Sunday, March 14, 2021

SpaceX One Launch Away From Falcon 9 Ten Flight Goal

We had a launch at 6:01AM this morning and I forgot!  It had nothing to do with the switch to DST, I just forgot the date!  I thought it was tomorrow morning.  

But that's not important. The news is that they launched another load of 60 Starlink satellites. This was the ninth flight of booster B1051, last flown on January 20th when she set the record of 8 flights.  She landed without incident on the drone ship Of Course I Still Love you.   

The mission also reused a fairing that was launched just 49 days ago on January 24th.  The turnaround time to reuse the fairing absolutely crushes the previous record – 87 days – by almost 60%.  As a reminder, they didn't reuse a fairing until 16 months ago so they're much less experienced at it.  They haven't been trying to recover fairings as long as they've been trying to recover and reuse boosters.  

If the inspection and checkout of B1051 go well, we could see the 10th flight in April.  As most of us are starting to suspect 10 might not be a magic number.  It was just last month that Hans Koenigsmann, SpaceX's VP of Build and Flight Reliability said that he didn't see any fundamental reason they couldn't keep flying. 

It may well be that they can be flown many more times.  I'm rather certain parts get replaced if need be now; that will just continue.  By the end of this calendar year, I think there will be several boosters at 10 or more flights.

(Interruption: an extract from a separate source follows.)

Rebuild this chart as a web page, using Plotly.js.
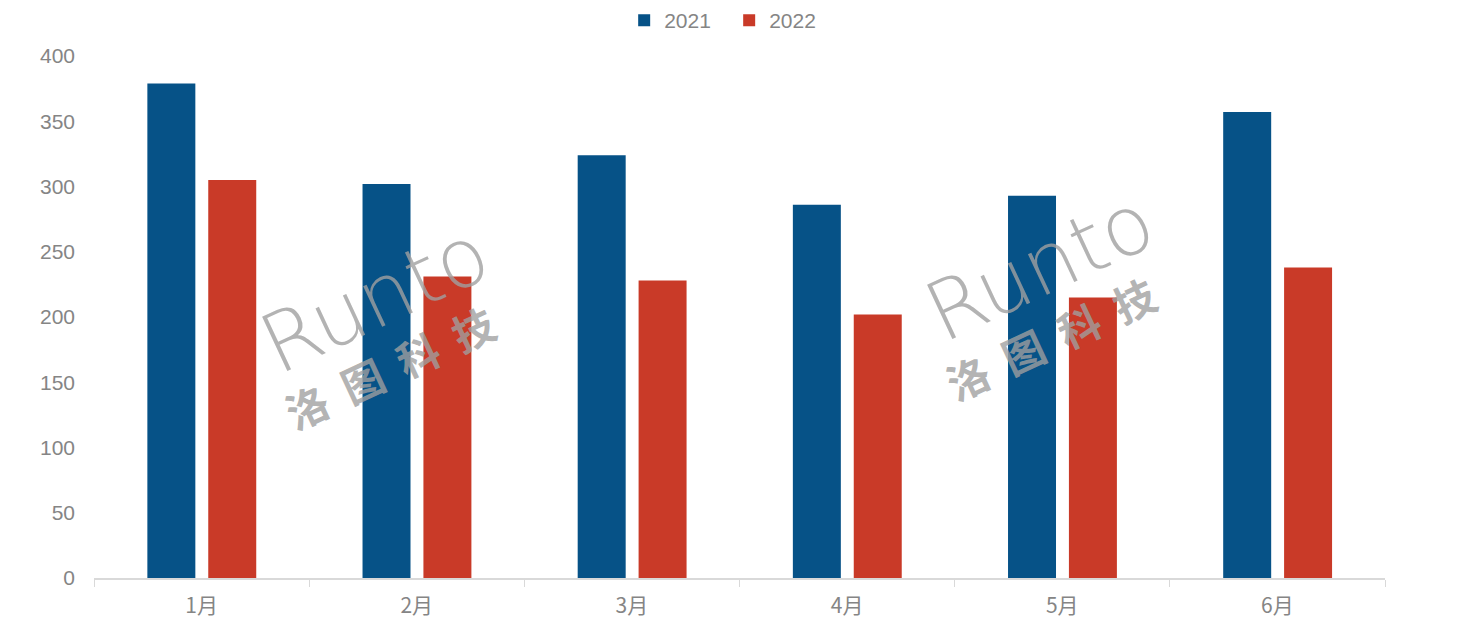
<!DOCTYPE html>
<html>
<head>
<meta charset="utf-8">
<script src="https://cdn.plot.ly/plotly-3.0.1.min.js"></script>
<style>html,body{margin:0;padding:0;background:#fff;}#chart{width:1461px;height:628px;}</style>
</head>
<body>
<div id="chart"></div>
<script>
const months = ['1月','2月','3月','4月','5月','6月'];
const sales2021 = [379, 302, 324, 286, 293, 357];
const sales2022 = [305, 231, 228, 202, 215, 238];
const yTicks = [0, 50, 100, 150, 200, 250, 300, 350, 400];

const gray = '#858585';
const traces = [
  {type:'bar', name:'2021', x:months, y:sales2021, marker:{color:'#065287'},
   width:0.223, offset:-0.252, hoverinfo:'x+y'},
  {type:'bar', name:'2022', x:months, y:sales2022, marker:{color:'#C93A28'},
   width:0.223, offset:0.031, hoverinfo:'x+y'}
];

const wm = 'rgba(160,160,160,0.8)';
const layout = {
  width:1461, height:628,
  margin:{l:94, r:76, t:56, b:50},
  paper_bgcolor:'#fff', plot_bgcolor:'#fff',
  font:{family:'Liberation Sans, Arial, sans-serif', color:gray, size:21},
  barmode:'group',
  showlegend:true,
  legend:{orientation:'h', x:0.492, xanchor:'center', y:1.0, yref:'container', yanchor:'top',
          font:{size:21, color:gray}, itemwidth:30, entrywidth:60, traceorder:'normal'},
  xaxis:{type:'category', showgrid:false, showline:true, linecolor:'#d9d9d9', linewidth:1.5,
         ticks:'outside', tickson:'boundaries', ticklen:7, tickcolor:'#d9d9d9', ticklabelstandoff:8,
         tickfont:{size:21, color:gray, family:'Noto Sans CJK SC, sans-serif'}, range:[-0.5,5.5], fixedrange:true},
  yaxis:{range:[0,400], tickvals:yTicks, showgrid:false, zeroline:false, showline:false,
         ticks:'', ticklabelstandoff:18, tickfont:{size:21, color:gray}, fixedrange:true},
  annotations:[
    {text:'Runto', xref:'paper', yref:'paper', x:0.218, y:0.535, xanchor:'center', yanchor:'middle', showarrow:false, textangle:-25,
     font:{size:82, color:wm, family:'DejaVu Sans', weight:300}},
    {text:'洛  图  科  技', xref:'paper', yref:'paper', x:0.229, y:0.405, xanchor:'center', yanchor:'middle', showarrow:false, textangle:-25,
     font:{size:42, color:wm, family:'Noto Sans CJK SC', weight:700}},
    {text:'Runto', xref:'paper', yref:'paper', x:0.733, y:0.596, xanchor:'center', yanchor:'middle', showarrow:false, textangle:-25,
     font:{size:82, color:wm, family:'DejaVu Sans', weight:300}},
    {text:'洛  图  科  技', xref:'paper', yref:'paper', x:0.741, y:0.46, xanchor:'center', yanchor:'middle', showarrow:false, textangle:-25,
     font:{size:42, color:wm, family:'Noto Sans CJK SC', weight:700}}
  ]
};
Plotly.newPlot('chart', traces, layout, {displayModeBar:false, staticPlot:true});
</script>
</body>
</html>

  1. Get Eric Berger's book "Liftoff"...

  2. Truly reusable, reliable boosters are here.

    Never thought I'd see the day.....

  3. Amazing work by SpaceX.

    Absolutely amazing.

    As long as a component is within specs, no reason not to see how long you can use it.

  4. All our lives we've heard about how reliable space-level hardware was. Yet most of it was thrown after one use. One the one hand, we have the Voyagers 40 years into a 5 year mission. Every probe or rover the JPL has put onto Mars has far outlasted its planned life. On the other hand, every Delta, every Atlas, every Titan, of every model in all those cases, and every other booster from everywhere, has been thrown away after one use.

    "It has to be 100% reliable for as much as 8 minutes; after that we don't care."

  5. At what point do the people get a say on whether they want their skies cluttered by another 60 satellites - or another 20,000 satellites - or not? I suppose if I start to see a decrease in daytime solar panel power then I have cause to sue....

    1. That's the tricky question that shows up everywhere. If a ton of people decide to do something that detracts from the way you like the world, what can you do? They're already regulated. You could as the FCC to regulate them more. From what I hear the early adopters pretty much love the service so that's going to be difficult.

      Early in the project, in the first few launches, there was talk about the satellites being too bright and that the reflections were messing up astronomers, so SpaceX went on an R&D program to make the reflections dimmer. They seemed eager to help and by all accounts they did help. In the big picture sense, there is no way for them to dim a reflection enough so that big telescopes can't see them, but they're only visible under fairly limited conditions. They can only reflect when the sun is above the horizon up where they orbit and it's night on the surface. That's only the part of the night closest to sunrise and sunset. If you're in the arctic circle, though, that's going to be your entire night in July.

      I think that SpaceX has around 1,100 satellites in orbit now, and is working toward 12,000. There are also two (I think) other companies but they pay significantly more for launches so it's hard to think they'll put up more satellites than SpaceX does.

      How dense can they be? I'm going to wave my hands and say that the surface area of the earth is "just about the same" as the surface area of the shell those satellites orbit in. That's 197 million square miles. Lets say there are 50,000 satellites. That means there's one satellite every 3940 square miles - assuming they're evenly distributed. It seems hard to imagine there could be enough satellites to affect the output of solar panels.